His interest in Post-Impressionism, along with early modernists like Klee, Kandinsky and Matisse, combined with the influence of post-war abstraction, served to create his signature style. Bright colors in acrylic and bold shapes were given added dimension through the use of stenciling, creating a variety of surface texture.
In the early 1960s, Natkin introduced paintings with vertical structures that were distinctly different from his previous works. He was interested in the interaction of light and color and wanted to explore that relationship without the concerns and limitations of composition. Like many other artists from that period, he turned to simple geometric forms, a sort of stripe in his case, to provide that freedom and flexibility. Thus, the “Apollo” series, named after the Greek god of sun and poetry, was born. Natkin explored color relationships by juxtaposing colors of differing widths to create a range of visual effects from vibrational to serene and meditative. Unlike Karl Benjamin and Gene Davis, he did not create hard-edged, pristine stripes. Instead, his structures were loose and organic, maintaining his interest in gestural strokes, stenciling and surface texture.

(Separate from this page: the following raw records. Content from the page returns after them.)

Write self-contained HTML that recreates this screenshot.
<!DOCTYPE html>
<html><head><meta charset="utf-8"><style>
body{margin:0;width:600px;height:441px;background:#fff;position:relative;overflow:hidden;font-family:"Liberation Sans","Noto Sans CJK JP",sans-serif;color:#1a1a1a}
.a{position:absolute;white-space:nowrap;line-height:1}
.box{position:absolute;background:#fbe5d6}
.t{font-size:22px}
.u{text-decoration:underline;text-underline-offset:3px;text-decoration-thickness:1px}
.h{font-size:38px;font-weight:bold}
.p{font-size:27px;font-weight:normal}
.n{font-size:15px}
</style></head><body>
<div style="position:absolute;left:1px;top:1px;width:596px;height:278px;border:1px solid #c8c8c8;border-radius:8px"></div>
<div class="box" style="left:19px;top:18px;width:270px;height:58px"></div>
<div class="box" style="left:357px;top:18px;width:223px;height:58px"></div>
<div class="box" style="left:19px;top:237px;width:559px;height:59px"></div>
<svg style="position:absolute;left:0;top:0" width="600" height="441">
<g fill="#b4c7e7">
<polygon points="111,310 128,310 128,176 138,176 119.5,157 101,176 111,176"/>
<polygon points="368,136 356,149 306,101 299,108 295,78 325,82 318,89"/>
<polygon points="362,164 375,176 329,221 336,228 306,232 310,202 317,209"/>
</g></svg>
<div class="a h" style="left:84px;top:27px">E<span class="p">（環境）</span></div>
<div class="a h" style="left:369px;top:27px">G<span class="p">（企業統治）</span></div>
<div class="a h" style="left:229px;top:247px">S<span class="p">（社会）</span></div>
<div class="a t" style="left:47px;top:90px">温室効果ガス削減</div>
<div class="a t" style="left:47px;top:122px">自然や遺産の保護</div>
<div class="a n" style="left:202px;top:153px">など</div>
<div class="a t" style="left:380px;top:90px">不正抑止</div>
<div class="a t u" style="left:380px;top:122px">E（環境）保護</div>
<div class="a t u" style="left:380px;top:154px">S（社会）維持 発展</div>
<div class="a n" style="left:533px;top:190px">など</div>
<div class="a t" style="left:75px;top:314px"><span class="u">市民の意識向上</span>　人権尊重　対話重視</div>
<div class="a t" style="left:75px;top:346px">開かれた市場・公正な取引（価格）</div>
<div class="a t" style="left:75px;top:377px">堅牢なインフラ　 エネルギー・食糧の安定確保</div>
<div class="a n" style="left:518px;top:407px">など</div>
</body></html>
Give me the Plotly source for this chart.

Natkin passed away in 2010 and his career comprises a long roster of museum and gallery exhibitions around the globe and his work can be found in myriad museum collections, including the Art Institute of Chicago, Centre Pompidou, the Metropolitan Museum of Art, the Museum of Modern Art, the Solomon R. Guggenheim Museum, the Whitney Museum of American Art, the San Francisco Museum of Art, the Milwaukee Art Center along with many others.